My Lords, the noble Lord has lessened my task in answering this Question, for he has to a very large extent answered it himself. That is to say, he has reminded us that the British Broadcasting Corporation have already made an announcement—it was made on March 15—to the effect that they will commence this experiment on Sunday, April 22, the day when summer time commences. As your Lordships will recall, when the noble Lord, Lord Lamington, raised the question only a very short time ago, on March 7, I stated that they would use the twenty-four-hour system both externally and internally, both in the programmes printed in the various journals published by the Corporation and in their microphone announcements. I understand that the noble Lord wishes to know for what period the experiment is to last. At present it is undecided.

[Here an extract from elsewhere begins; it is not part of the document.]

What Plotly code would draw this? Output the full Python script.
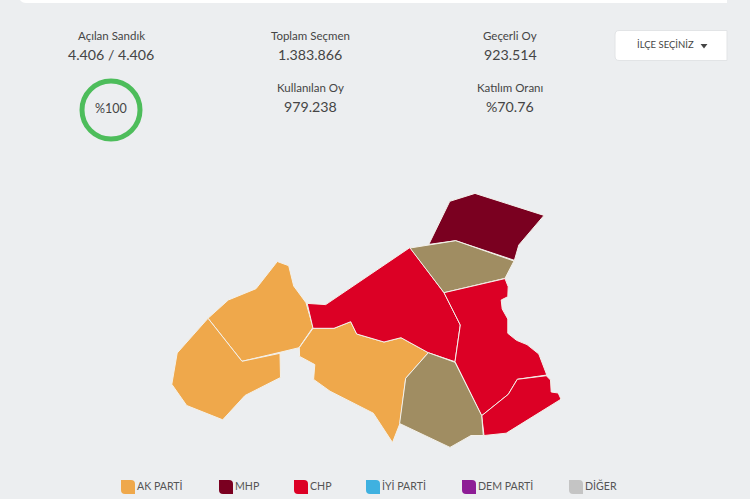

The method employed will be the four-figure method. That is to say, 2.5 a.m. will be printed as "02.05" and an nounced over the microphone either as 2 hours 05 minutes or 2.05 hours. Similarly 2.5 p.m. will be printed as 14.05 and announced as either 14 hours 05 minutes or 14.05 hours. The noble Lord said he was strongly in favour of the twenty-four-hour system but I wonder whether, with that announcement, there will not be certain confusion existing in the countryside. For the time being, however, they will announce simultaneously both the twenty-four-hour system and the ordinary time as we know it. to-day, so that the public can have an opportunity of getting used to the new system. The Government propose, after the experiment has been given a thorough trial, to ask the Corporation for a report on the matter, with particular reference to the attitude that the public have taken towards the innovation. I trust that that is sufficient explanation to please both the noble Lord who has asked the Question to-day and the noble Lord, Lord Lamington, who asked it only a short time ago.


I did not quite understand the noble Earl. May I ask him how you use this system internally?


I think that the explanation of using it internally is in relation to the staff of the British Broadcasting Corporation in their arrangements and notices on boards.